▶ _MATERIALS PROVIDED_:
★ ★ ★ ★ ★
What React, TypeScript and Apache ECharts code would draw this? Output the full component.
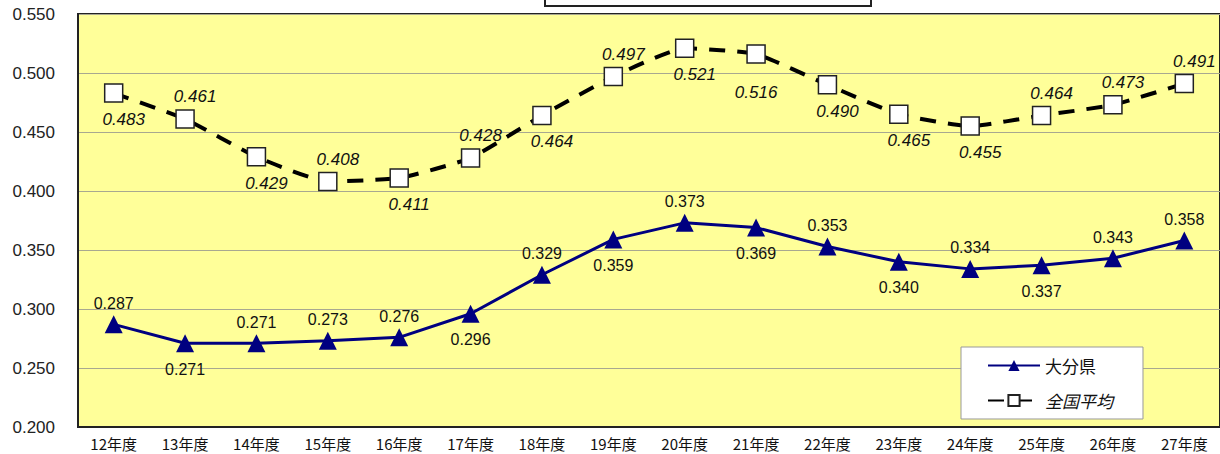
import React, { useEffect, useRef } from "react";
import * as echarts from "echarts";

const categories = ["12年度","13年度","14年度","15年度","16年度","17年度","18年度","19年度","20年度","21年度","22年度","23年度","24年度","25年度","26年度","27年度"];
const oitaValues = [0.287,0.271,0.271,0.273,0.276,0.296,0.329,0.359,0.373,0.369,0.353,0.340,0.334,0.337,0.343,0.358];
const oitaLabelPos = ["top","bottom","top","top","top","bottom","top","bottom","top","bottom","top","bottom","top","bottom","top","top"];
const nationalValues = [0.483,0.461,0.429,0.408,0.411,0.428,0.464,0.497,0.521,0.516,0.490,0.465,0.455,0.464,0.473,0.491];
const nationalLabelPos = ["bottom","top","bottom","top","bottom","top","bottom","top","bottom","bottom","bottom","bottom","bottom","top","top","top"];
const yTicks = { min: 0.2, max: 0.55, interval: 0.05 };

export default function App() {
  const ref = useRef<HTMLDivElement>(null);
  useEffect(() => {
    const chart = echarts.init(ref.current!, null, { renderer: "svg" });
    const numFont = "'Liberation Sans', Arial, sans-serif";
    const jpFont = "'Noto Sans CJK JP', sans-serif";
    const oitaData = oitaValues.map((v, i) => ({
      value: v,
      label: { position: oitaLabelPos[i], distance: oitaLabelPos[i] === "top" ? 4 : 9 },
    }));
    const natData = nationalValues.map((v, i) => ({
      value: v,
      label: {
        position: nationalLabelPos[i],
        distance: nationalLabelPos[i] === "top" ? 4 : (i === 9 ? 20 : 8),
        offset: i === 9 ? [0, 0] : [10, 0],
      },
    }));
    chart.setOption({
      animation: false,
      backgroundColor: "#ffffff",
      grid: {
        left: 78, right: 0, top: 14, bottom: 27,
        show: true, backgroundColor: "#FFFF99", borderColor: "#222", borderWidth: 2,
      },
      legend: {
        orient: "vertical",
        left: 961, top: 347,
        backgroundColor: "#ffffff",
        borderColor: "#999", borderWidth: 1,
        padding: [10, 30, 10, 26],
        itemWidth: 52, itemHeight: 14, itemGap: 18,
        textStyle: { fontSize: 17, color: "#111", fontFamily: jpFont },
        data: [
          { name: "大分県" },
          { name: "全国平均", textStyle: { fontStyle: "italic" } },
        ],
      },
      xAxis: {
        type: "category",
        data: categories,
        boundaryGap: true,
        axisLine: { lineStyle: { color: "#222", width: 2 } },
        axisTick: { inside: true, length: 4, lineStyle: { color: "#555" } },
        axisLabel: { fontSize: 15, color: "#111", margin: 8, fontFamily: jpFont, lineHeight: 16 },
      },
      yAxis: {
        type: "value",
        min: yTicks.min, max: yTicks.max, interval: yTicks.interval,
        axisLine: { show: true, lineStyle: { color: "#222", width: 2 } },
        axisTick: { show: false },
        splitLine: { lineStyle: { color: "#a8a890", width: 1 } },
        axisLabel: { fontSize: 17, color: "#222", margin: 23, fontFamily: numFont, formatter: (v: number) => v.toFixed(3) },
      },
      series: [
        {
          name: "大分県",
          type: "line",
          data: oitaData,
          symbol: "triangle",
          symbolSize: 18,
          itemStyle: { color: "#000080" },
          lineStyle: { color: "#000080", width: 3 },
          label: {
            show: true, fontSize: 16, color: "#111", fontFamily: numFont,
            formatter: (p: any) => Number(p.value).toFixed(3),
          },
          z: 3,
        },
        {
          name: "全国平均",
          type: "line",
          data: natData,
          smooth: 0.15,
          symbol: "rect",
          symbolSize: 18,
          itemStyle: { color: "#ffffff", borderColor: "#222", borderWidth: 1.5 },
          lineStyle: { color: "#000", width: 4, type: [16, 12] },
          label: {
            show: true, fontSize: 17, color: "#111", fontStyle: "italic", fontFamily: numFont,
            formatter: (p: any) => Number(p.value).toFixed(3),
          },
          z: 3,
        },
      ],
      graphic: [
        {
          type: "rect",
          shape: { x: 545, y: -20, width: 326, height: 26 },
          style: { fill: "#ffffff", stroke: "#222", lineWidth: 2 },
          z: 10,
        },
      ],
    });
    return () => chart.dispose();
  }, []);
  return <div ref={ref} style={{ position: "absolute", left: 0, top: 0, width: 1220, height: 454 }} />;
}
★ ★ ★ ★ ★
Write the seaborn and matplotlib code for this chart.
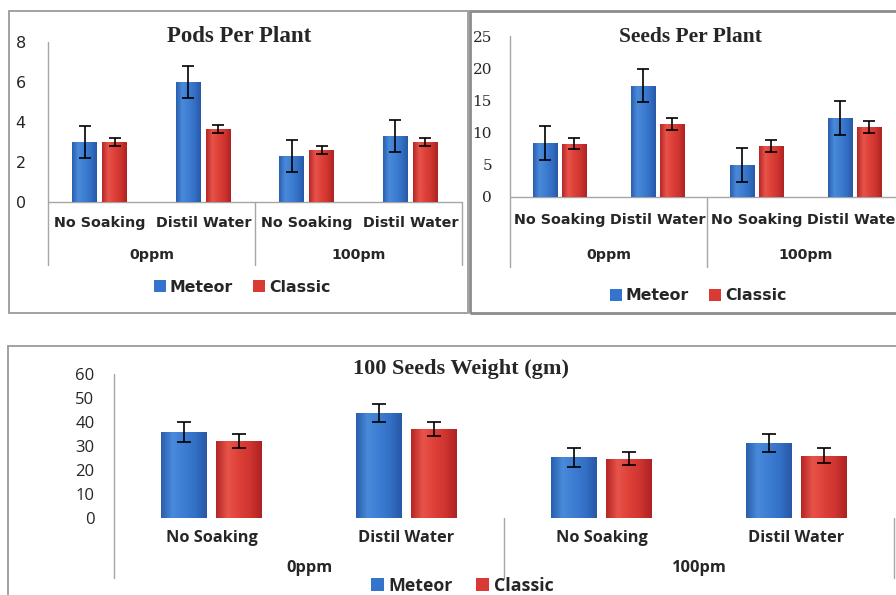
★ ★ ★ ★ ★
▶ _WHAT IS NEEDED_: Word for word, retype the lines in the entries above that run from the one with "What React, TypeScript" through the one with "0.55, interval: 0.05". Both ends count; pictures do not.

▶ _ANSWER FOR THE TASK_:
What React, TypeScript and Apache ECharts code would draw this? Output the full component.
import React, { useEffect, useRef } from "react";
import * as echarts from "echarts";

const categories = ["12年度","13年度","14年度","15年度","16年度","17年度","18年度","19年度","20年度","21年度","22年度","23年度","24年度","25年度","26年度","27年度"];
const oitaValues = [0.287,0.271,0.271,0.273,0.276,0.296,0.329,0.359,0.373,0.369,0.353,0.340,0.334,0.337,0.343,0.358];
const oitaLabelPos = ["top","bottom","top","top","top","bottom","top","bottom","top","bottom","top","bottom","top","bottom","top","top"];
const nationalValues = [0.483,0.461,0.429,0.408,0.411,0.428,0.464,0.497,0.521,0.516,0.490,0.465,0.455,0.464,0.473,0.491];
const nationalLabelPos = ["bottom","top","bottom","top","bottom","top","bottom","top","bottom","bottom","bottom","bottom","bottom","top","top","top"];
const yTicks = { min: 0.2, max: 0.55, interval: 0.05 };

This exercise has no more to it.